When I was around seven years old, my parents and I lived in this little house at the end of a pretty long road. I remember it feeling like forever by the time we finally got to the shops every Saturday, when we did our weekly grocery shopping at Iceland and Tesco’s, buying jams, bread, various cereals, milk and cookies.
Occasionally, we bought chocolates.
Back then, I wasn’t a huge fan of chocolates or crisps. I never saw the appeal to them. We’d moved around a lot, from a flat to a house to a bed-and-breakfast room, to another house, to a house, to a flat, ’til we got to this one.
I probably remember it being better than it was. It had an open-plan kitchen, looking into the living room and a pretty big garden. Despite the windows, it was always kind of dark in there. My mum hated the kitchen: she doesn’t like open-plan kitchens, where you can see into it from the living room. To most of the women in my family, it’s embarrassing, particularly when there are other men over (e.g. my dad’s friends).
The room I stayed in was massive. It had large, bay windows, light flooding in, sweeping across every surface–the dust danced in the air when the sunshine beamed through the net curtains. Pretty patterns traced across the stucco ceiling, chased by a fly, endlessly going after it. I saw the fly and I ran out of the room, a tattered copy of Rainbow Magic in my hand. It was about Pearl the Cloud Fairy, I remember that. When I told my mum about the fly, she just laughed and rolled her eyes, moving over on the sofa that had already been in the house when we moved in.
Like all the ones before, this one wasn’t a permanent house.

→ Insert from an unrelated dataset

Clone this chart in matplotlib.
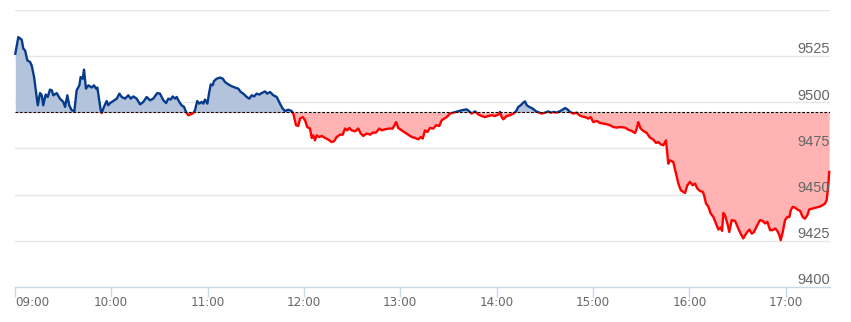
import matplotlib.pyplot as plt
from matplotlib.patches import Rectangle
import numpy as np

# minutes after 09:00 and index level
minutes = [
    0.3, 2.2, 4.3, 5.3, 6.4, 7.8, 9.5, 10.5, 12.0, 13.6, 14.3, 15.7, 16.8, 17.7,
    19.2, 20.5, 21.9, 23.0, 24.0, 26.1, 28.1, 30.2, 31.3, 32.7, 33.9, 35.4, 37.1,
    38.5, 40.2, 41.0, 42.3, 43.1, 44.3, 45.8, 47.9, 49.3, 50.6, 51.4, 52.6, 53.5,
    54.1, 55.5, 57.2, 58.2, 59.3, 61.3, 63.5, 65.1, 66.6, 68.6, 70.7, 72.2, 73.8,
    75.9, 78.0, 80.0, 82.1, 84.2, 86.2, 88.7, 90.4, 92.5, 94.2, 95.6, 97.1, 98.3,
    99.8, 100.8, 102.4, 103.9, 105.4, 106.6, 108.0, 109.5, 111.2, 112.2, 113.6,
    114.9, 116.4, 117.4, 118.4, 119.9, 121.1, 122.0, 123.2, 124.0, 125.7, 127.8,
    129.5, 130.9, 133.0, 135.1, 137.1, 139.2, 140.7, 142.3, 144.4, 146.0, 147.5,
    149.0, 150.6, 152.3, 153.7, 155.8, 157.2, 158.9, 161.0, 163.1, 165.1, 166.8,
    168.3, 170.3, 172.4, 173.4, 175.1, 176.5, 177.6, 179.3, 180.7, 182.1, 183.8,
    184.9, 185.9, 186.9, 188.0, 189.6, 191.1, 193.2, 195.2, 197.3, 198.8, 200.4,
    202.5, 204.2, 205.6, 207.0, 208.3, 209.8, 211.8, 213.9, 215.4, 217.0, 219.1,
    221.2, 222.9, 224.9, 227.0, 228.5, 230.5, 233.2, 235.3, 237.4, 238.8, 240.9,
    243.0, 245.0, 247.2, 249.2, 251.3, 252.7, 254.0, 255.4, 256.9, 258.5, 260.6,
    262.3, 264.3, 265.8, 268.9, 271.0, 273.1, 276.2, 278.3, 281.4, 283.0, 284.5,
    286.6, 288.6, 290.7, 292.8, 294.8, 297.0, 299.0, 301.1, 302.1, 303.2, 304.2,
    306.3, 308.4, 310.4, 312.1, 313.5, 315.0, 316.6, 317.7, 318.8, 320.4, 322.5,
    324.6, 326.6, 328.1, 330.2, 332.2, 333.7, 335.8, 337.4, 340.6, 342.6, 344.1,
    345.7, 347.8, 349.9, 351.5, 353.0, 355.1, 357.1, 358.6, 360.2, 362.4, 364.4,
    366.5, 368.6, 370.6, 372.7, 374.8, 376.9, 380.0, 382.0, 384.1, 386.2, 387.3,
    388.2, 389.7, 391.4, 393.5, 395.5, 397.6, 399.3, 400.7, 402.2, 403.8, 405.5,
    406.3, 406.9, 408.0, 410.0, 411.7, 413.2, 414.7, 416.3, 417.3, 418.8, 420.4,
    422.1, 423.6, 425.0, 426.7, 428.4, 429.2, 430.4, 431.9, 433.3, 435.0, 436.6,
    438.1, 439.6, 440.4, 441.2, 442.2, 443.7, 444.9, 446.4, 448.5, 450.5, 452.0,
    453.6, 454.7, 456.1, 457.4, 458.9, 460.3, 462.0, 464.0, 465.7, 467.2, 468.6,
    470.3, 472.0, 473.4, 474.8, 476.1, 476.9, 478.2, 479.6, 481.0, 482.3, 483.2,
    484.4, 485.8, 487.3, 489.0, 490.6, 492.0, 493.5, 494.7, 496.8, 498.9, 500.9,
    503.0, 504.5, 505.5, 506.5, 507.1,
]
price = [
    9526.3, 9535.3, 9533.9, 9529.1, 9528.1, 9522.7, 9521.8, 9520.0, 9513.7, 9502.9,
    9498.4, 9505.0, 9503.8, 9498.4, 9504.2, 9502.9, 9506.9, 9506.5, 9503.8, 9505.0,
    9502.0, 9500.2, 9497.5, 9503.8, 9498.4, 9495.7, 9495.3, 9506.5, 9509.2, 9513.7,
    9512.8, 9517.7, 9507.4, 9509.2, 9508.0, 9509.2, 9507.4, 9508.0, 9501.1, 9495.7,
    9494.2, 9497.5, 9500.7, 9498.4, 9499.6, 9500.7, 9502.0, 9504.7, 9502.9, 9502.0,
    9503.8, 9502.0, 9503.2, 9502.0, 9498.9, 9500.2, 9502.9, 9501.1, 9502.0, 9505.0,
    9504.7, 9501.1, 9499.6, 9502.0, 9501.5, 9503.2, 9502.0, 9502.9, 9500.2, 9498.4,
    9497.5, 9494.8, 9493.0, 9493.5, 9494.2, 9495.7, 9500.7, 9499.3, 9500.2, 9499.3,
    9501.5, 9499.3, 9505.6, 9509.7, 9509.2, 9511.5, 9512.8, 9513.4, 9512.8, 9511.0,
    9509.7, 9508.7, 9508.0, 9507.4, 9505.6, 9504.7, 9502.9, 9502.0, 9503.8, 9503.2,
    9504.7, 9504.2, 9505.0, 9505.9, 9504.7, 9505.6, 9503.8, 9502.9, 9499.3, 9496.6,
    9495.3, 9496.0, 9495.3, 9493.9, 9487.6, 9487.2, 9491.2, 9492.0, 9490.3, 9486.6,
    9485.8, 9480.7, 9482.1, 9479.4, 9482.1, 9481.2, 9481.8, 9480.7, 9479.8, 9478.5,
    9478.9, 9481.2, 9482.5, 9482.5, 9485.8, 9484.8, 9486.1, 9484.8, 9484.3, 9485.8,
    9483.1, 9481.8, 9483.1, 9482.5, 9483.6, 9483.6, 9485.8, 9484.8, 9485.4, 9485.8,
    9485.8, 9489.3, 9486.1, 9484.8, 9483.6, 9482.5, 9481.2, 9480.7, 9480.0, 9481.2,
    9480.4, 9484.8, 9483.9, 9486.1, 9485.8, 9487.6, 9487.2, 9490.3, 9492.0, 9493.9,
    9494.4, 9495.1, 9495.7, 9496.2, 9495.1, 9493.9, 9495.1, 9493.4, 9492.6, 9492.0,
    9492.6, 9493.0, 9492.6, 9493.4, 9494.8, 9492.0, 9490.8, 9492.6, 9493.0, 9493.9,
    9495.1, 9497.5, 9498.4, 9499.8, 9500.5, 9498.4, 9497.5, 9496.6, 9495.1, 9494.4,
    9493.9, 9494.4, 9495.1, 9494.4, 9494.8, 9494.4, 9495.7, 9496.9, 9496.2, 9494.8,
    9493.9, 9494.4, 9493.0, 9492.4, 9492.0, 9491.2, 9492.0, 9489.3, 9489.9, 9488.8,
    9488.5, 9488.1, 9487.6, 9486.6, 9486.3, 9486.6, 9486.3, 9485.2, 9484.5, 9483.4,
    9485.8, 9489.3, 9485.8, 9484.5, 9483.4, 9480.9, 9479.8, 9478.0, 9478.5, 9477.3,
    9476.7, 9479.4, 9472.2, 9466.8, 9468.6, 9467.7, 9461.4, 9456.0, 9452.4, 9451.5,
    9450.9, 9455.1, 9456.9, 9455.1, 9456.0, 9453.3, 9452.0, 9451.5, 9449.7, 9445.2,
    9443.4, 9439.8, 9437.9, 9434.4, 9431.1, 9432.2, 9430.4, 9440.1, 9438.9, 9434.4,
    9429.8, 9436.2, 9435.8, 9431.7, 9428.9, 9426.3, 9428.0, 9429.8, 9431.1, 9428.9,
    9429.8, 9432.9, 9436.2, 9435.8, 9434.4, 9435.3, 9430.8, 9430.8, 9431.7, 9430.4,
    9428.0, 9425.3, 9429.8, 9436.2, 9437.9, 9437.9, 9441.6, 9443.4, 9443.0, 9442.0,
    9441.2, 9437.9, 9437.0, 9438.9, 9442.0, 9442.5, 9443.0, 9443.4, 9444.3, 9445.2,
    9447.0, 9454.2, 9462.3,
]
prev_close = 9494.6
y_ticks = [9400, 9425, 9450, 9475, 9500, 9525, 9550]
x_hours = [9, 10, 11, 12, 13, 14, 15, 16, 17]
x_labels = ['09:00', '10:00', '11:00', '12:00', '13:00', '14:00', '15:00', '16:00', '17:00']

t = 9 + np.array(minutes) / 60.0
p = np.array(price)

fig = plt.figure(figsize=(8.51, 3.22), dpi=100)
ax = fig.add_axes([0.0174, 0.1087, 0.9579, 0.8603])
ax.set_xlim(9, 9 + 507.6 / 60)
ax.set_ylim(9400, 9550)

up_line = '#063b8c'
up_fill = '#b4c3dc'
dn_line = '#ff0000'
dn_fill = '#ffb3b3'

# grid lines
for v in y_ticks[1:]:
    ax.axhline(v, color='#e6e6e6', lw=1, zorder=0)

# clip rectangles above / below the previous close
above = Rectangle((0, prev_close), 100, 1000, transform=ax.transData)
below = Rectangle((0, prev_close - 1000), 100, 1000, transform=ax.transData)

f1 = ax.fill_between(t, p, prev_close, color=up_fill, lw=0, zorder=1)
f1.set_clip_path(above)
f2 = ax.fill_between(t, p, prev_close, color=dn_fill, lw=0, zorder=1)
f2.set_clip_path(below)

l1, = ax.plot(t, p, color=up_line, lw=1.7, zorder=3, solid_joinstyle='round')
l1.set_clip_path(above)
l2, = ax.plot(t, p, color=dn_line, lw=1.7, zorder=3, solid_joinstyle='round')
l2.set_clip_path(below)

ax.axhline(prev_close, color='#000000', lw=0.8, ls=(0, (2.5, 1.5)), zorder=4)

# y labels inside the plot, right aligned above the grid lines
for v in y_ticks[:-1]:
    ax.annotate(str(v), xy=(1, v), xycoords=('axes fraction', 'data'),
                xytext=(0, 2), textcoords='offset points',
                ha='right', va='baseline', fontsize=10.5, color='#666666',
                family=['Liberation Sans', 'DejaVu Sans'])

for s in ['left', 'right', 'top']:
    ax.spines[s].set_visible(False)
ax.spines['bottom'].set_color('#ccd6eb')
ax.spines['bottom'].set_linewidth(1)

ax.set_yticks([])
ax.set_xticks(x_hours)
ax.set_xticklabels(x_labels, family='DejaVu Sans', stretch='condensed',
                   fontsize=9.5, color='#666666')
ax.tick_params(axis='x', direction='out', length=7.2, width=1, color='#ccd6eb', pad=-1)
ax.get_xticklabels()[0].set_horizontalalignment('left')

fig.savefig('out.png', dpi=100)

We’d be moving again. I think it was around autumn time when we moved in, and when we were given another house, it was winter.
What I loved the most about the house on that long, winding road, opposite the house that my ex lives in (something I found surprising, laughed at, but I don’t think I ever told him this), was that everything was just so much simpler. I was happy. I was carefree. The magic of my childhood hadn’t yet been yanked away from me. I was happier in this house than all the times when I’d lived with my aunt and cousins. Here, I was free to run around the house without being scared of anyone yelling at me or telling me to be quiet. Here, I could draw wherever I wanted, draw whatever I wanted. Here, I could sing loudly and off-key.
My parents’ bedroom was down the hall, closest to the bathroom, not as big as mine. Their wardrobe was massive. Like the one from Narnia: The Lion, the Witch and the Wardrobe. I remember hiding in it, when my eldest cousin came over with her kids and we all decided to play hide-and-seek.
It was when I lived in that house that I fell in love with reading. We never had a TV, for years, so reading was the only thing I would end up doing all day, every day, for years to come.
I used to sing and draw, too. I did everything.
Until I stopped.
Once, my dad made friends with this old man, who lived with his wife and some of his children. They invited us over for iftar, which we went to. I don’t remember if it was that day or another day, but Matilda was on TV. It was my first time watching it and I was enthralled by this movie. The chocolate cake scene shocked me and I remember sighing in relief when that boy managed to succeed.
This one day, I filled up this glass mug (a souvenir from Spain, a gift from one of my cousins) with hot water to rinse out my mouth after brushing my teeth (the bathroom’s sink was too weird, the taps too close to the basin and I can’t remember what else mum said she didn’t like about it). So I was filling up the mug, the water was really hot, and bang. The bottom of the mug just fell into the kitchen sink. But it didn’t even smash.
I remember staring down at it, confused. My parents just laughed, then told me it was probably because the water was too hot.
It was funny and so silly, and I loved that about being seven. A year after we’d left my aunt’s house and I felt like I could breathe without being scared of one of my cousins yelling at me or shoving me. Two years before my childhood was torn away from me.
Time seems like it’s rushing past. One blink and you miss it. Everything is changing, constantly evolving, never once giving me the few minutes needed to stop for a moment, to catch up. The impending fear of adulthood is looming over me, like the ghost of Miss Trunchbull, telling me to hurry up and get myself together, figure out what I want to do, where to go, who to be.
Sometimes, I wish I had a time machine just so I can go back to when I was seven, when my only stress was if I would be able to find another copy of Rainbow Magic or Magic Kitten in class. I would love to be able to cherish those moments, those fleeting moments, one more time, so I can hold them closer to my heart, when everything else is piling up around me.